STATED GOAL> The line holding "Chart.register(...registerables);" is the last one to output; start at the first line of the data, keep every line in between exactly, and leave out pictures.

PROVIDED MATERIAL>
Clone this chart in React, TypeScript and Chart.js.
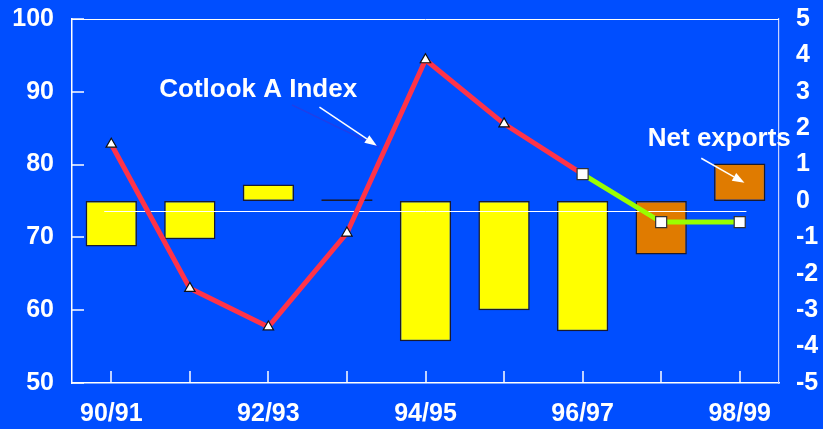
import React, { useEffect, useRef } from 'react';
import { Chart, registerables } from 'chart.js';

Chart.register(...registerables);

// ---------- data ----------
const categories = ['90/91', '91/92', '92/93', '93/94', '94/95', '95/96', '96/97', '97/98', '98/99'];
const labeledCategories = ['90/91', '92/93', '94/95', '96/97', '98/99'];
// Net exports (right axis)
const netExports = [-1.25, -1.05, 0.45, 0.05, -3.85, -3.0, -3.58, -1.47, 1.03];
// Cotlook A Index (left axis)
const cotlookActual = [82.8, 63.0, 57.7, 70.6, 94.4, 85.6, 78.7, null, null];
const cotlookForecast = [null, null, null, null, null, null, 78.7, 72.1, 72.1];
const forecastBarStart = 7;
// left axis
const leftMin = 50;
const leftMax = 100;
const leftStep = 10;
// right axis
const rightMin = -5;
const rightMax = 5;
const rightStep = 1;
// thin reference line (left axis value)
const referenceLevel = 73.6;

// annotations: positions in data coordinates (category index, left-axis value)
const annotations = [
  { text: 'Cotlook A Index', tx: 1.87, ty: 89.35, ax0: 2.65, ay0: 87.9, ax1: 3.38, ay1: 82.6, sx0: 2.3, sy0: 88.2 },
  { text: 'Net exports', tx: 7.74, ty: 82.49, ax0: 7.51, ay0: 80.87, ax1: 8.06, ay1: 77.5, sx0: null, sy0: null },
];

const BLUE = '#004EFF';
const WHITE = '#FFFFFF';
const FONT = '"Liberation Sans", Arial, Helvetica, sans-serif';

const decorPlugin = {
  id: 'decor',
  beforeDraw(chart: any) {
    const ctx = chart.ctx;
    ctx.save();
    ctx.fillStyle = BLUE;
    ctx.fillRect(0, 0, chart.width, chart.height);
    ctx.restore();
  },
  beforeDatasetDraw(chart: any, args: any) {
    if (args.index !== 1) return;
    const ctx = chart.ctx;
    const xs = chart.scales.x;
    const ys = chart.scales.y;
    const step = xs.getPixelForValue(1) - xs.getPixelForValue(0);
    const x0 = xs.getPixelForValue(0) - step * 0.09;
    const x1 = xs.getPixelForValue(categories.length - 1) + step * 0.085;
    const yp = Math.round(ys.getPixelForValue(referenceLevel)) + 0.5;
    ctx.save();
    ctx.strokeStyle = WHITE;
    ctx.lineWidth = 1;
    ctx.beginPath();
    ctx.moveTo(x0, yp);
    ctx.lineTo(x1, yp);
    ctx.stroke();
    ctx.restore();
  },
  afterDatasetsDraw(chart: any) {
    const ctx = chart.ctx;
    const { left, right, top, bottom } = chart.chartArea;
    const xs = chart.scales.x;
    const ys = chart.scales.y;
    ctx.save();
    // top frame line
    ctx.strokeStyle = WHITE;
    ctx.lineWidth = 1;
    ctx.beginPath();
    ctx.moveTo(left, top + 0.5);
    ctx.lineTo(right, top + 0.5);
    ctx.stroke();
    // inward left ticks
    ctx.lineWidth = 1.5;
    ys.ticks.forEach((_t: any, i: number) => {
      const p = Math.round(ys.getPixelForTick(i));
      ctx.beginPath();
      ctx.moveTo(left, p);
      ctx.lineTo(left + 12, p);
      ctx.stroke();
    });
    // inward bottom ticks
    categories.forEach((_c, i) => {
      const p = Math.round(xs.getPixelForValue(i));
      ctx.beginPath();
      ctx.moveTo(p, bottom);
      ctx.lineTo(p, bottom - 12);
      ctx.stroke();
    });
    // annotations
    const px = (v: number) => {
      const a = xs.getPixelForValue(0);
      const b = xs.getPixelForValue(1);
      return a + (b - a) * v;
    };
    const py = (v: number) => ys.getPixelForValue(v);
    annotations.forEach((an) => {
      if (an.sx0 !== null) {
        ctx.strokeStyle = '#1F3FE8';
        ctx.lineWidth = 1.5;
        ctx.beginPath();
        ctx.moveTo(px(an.sx0 as number), py(an.sy0 as number));
        ctx.lineTo(px(an.ax1) + 2, py(an.ay1) + 1.5);
        ctx.stroke();
      }
      const x0 = px(an.ax0), y0 = py(an.ay0), x1 = px(an.ax1), y1 = py(an.ay1);
      const ang = Math.atan2(y1 - y0, x1 - x0);
      const hl = 12, hw = 4.5;
      const bx = x1 - Math.cos(ang) * hl, by = y1 - Math.sin(ang) * hl;
      ctx.strokeStyle = WHITE;
      ctx.fillStyle = WHITE;
      ctx.lineWidth = 1.5;
      ctx.beginPath();
      ctx.moveTo(x0, y0);
      ctx.lineTo(bx, by);
      ctx.stroke();
      ctx.beginPath();
      ctx.moveTo(x1, y1);
      ctx.lineTo(bx + Math.sin(ang) * hw, by - Math.cos(ang) * hw);
      ctx.lineTo(bx - Math.sin(ang) * hw, by + Math.cos(ang) * hw);
      ctx.closePath();
      ctx.fill();
      ctx.font = `bold 26px ${FONT}`;
      ctx.textAlign = 'center';
      ctx.textBaseline = 'alphabetic';
      ctx.fillText(an.text, px(an.tx), py(an.ty));
    });
    ctx.restore();
  },
};

export default function App() {
  const canvasRef = useRef<HTMLCanvasElement | null>(null);

  useEffect(() => {
    document.body.style.margin = '0';
    document.body.style.background = BLUE;
    const canvas = canvasRef.current;
    if (!canvas) return;
    const tickFont = { family: FONT, size: 25, weight: 'bold' as const };
    const chart = new Chart(canvas, {
      data: {
        labels: categories,
        datasets: [
          {
            type: 'line',
            label: 'Cotlook A Index (forecast)',
            data: cotlookForecast,
            yAxisID: 'y',
            borderColor: '#99FF00',
            borderWidth: 5,
            pointStyle: 'rect',
            pointRadius: 7.8,
            pointBackgroundColor: WHITE,
            pointBorderColor: '#333333',
            pointBorderWidth: 1.2,
            spanGaps: false,
            order: 0,
          },
          {
            type: 'line',
            label: 'Cotlook A Index',
            data: cotlookActual,
            yAxisID: 'y',
            borderColor: '#FF3348',
            borderWidth: 5,
            pointStyle: 'triangle',
            pointRadius: cotlookActual.map((_v, i) => (cotlookForecast[i] !== null ? 0 : 6)),
            pointBackgroundColor: WHITE,
            pointBorderColor: '#111111',
            pointBorderWidth: 1.2,
            order: 1,
          },
          {
            type: 'bar',
            label: 'Net exports',
            data: netExports,
            yAxisID: 'y1',
            backgroundColor: netExports.map((_v, i) => (i >= forecastBarStart ? '#E07B00' : '#FFFF00')),
            borderColor: '#1A1A2E',
            borderWidth: 1.5,
            borderSkipped: false,
            categoryPercentage: 1,
            barPercentage: 0.653,
            order: 2,
          },
        ],
      } as any,
      options: {
        responsive: false,
        animation: false,
        devicePixelRatio: 1,
        layout: { padding: { top: 19, left: 0, right: 0, bottom: 0 } },
        plugins: {
          legend: { display: false },
          tooltip: { enabled: false },
        },
        scales: {
          x: {
            type: 'category',
            position: 'bottom',
            offset: true,
            grid: { display: false, drawTicks: false },
            border: { display: true, color: WHITE, width: 1.5 },
            ticks: {
              color: WHITE,
              font: tickFont,
              padding: 16.5,
              maxRotation: 0,
              autoSkip: false,
              callback: (_v: any, i: number) => (labeledCategories.includes(categories[i]) ? categories[i] : ''),
            },
            afterFit: (s: any) => {
              s.height = 46;
              s.paddingLeft = 0;
              s.paddingRight = 0;
            },
          },
          y: {
            type: 'linear',
            position: 'left',
            min: leftMin,
            max: leftMax,
            grid: { display: false, drawTicks: false },
            border: { display: true, color: WHITE, width: 1.5 },
            ticks: { stepSize: leftStep, color: WHITE, font: tickFont, padding: 18 },
            afterFit: (s: any) => {
              s.width = 72;
              s.paddingTop = 0;
              s.paddingBottom = 0;
            },
          },
          y1: {
            type: 'linear',
            position: 'right',
            min: rightMin,
            max: rightMax,
            grid: { display: false, drawTicks: false },
            border: { display: true, color: '#C8D2FF', width: 1.2 },
            ticks: { stepSize: rightStep, color: WHITE, font: tickFont, padding: 17 },
            afterFit: (s: any) => {
              s.width = 44;
              s.paddingTop = 0;
              s.paddingBottom = 0;
            },
          },
        },
      } as any,
      plugins: [decorPlugin],
    });
    return () => chart.destroy();
  }, []);

  return (
    <div style={{ width: 823, height: 429, background: BLUE }}>
      <canvas ref={canvasRef} width={823} height={429} style={{ display: 'block', width: 823, height: 429 }} />
    </div>
  );
}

RESULT FOR THIS TASK>
Clone this chart in React, TypeScript and Chart.js.
import React, { useEffect, useRef } from 'react';
import { Chart, registerables } from 'chart.js';

Chart.register(...registerables);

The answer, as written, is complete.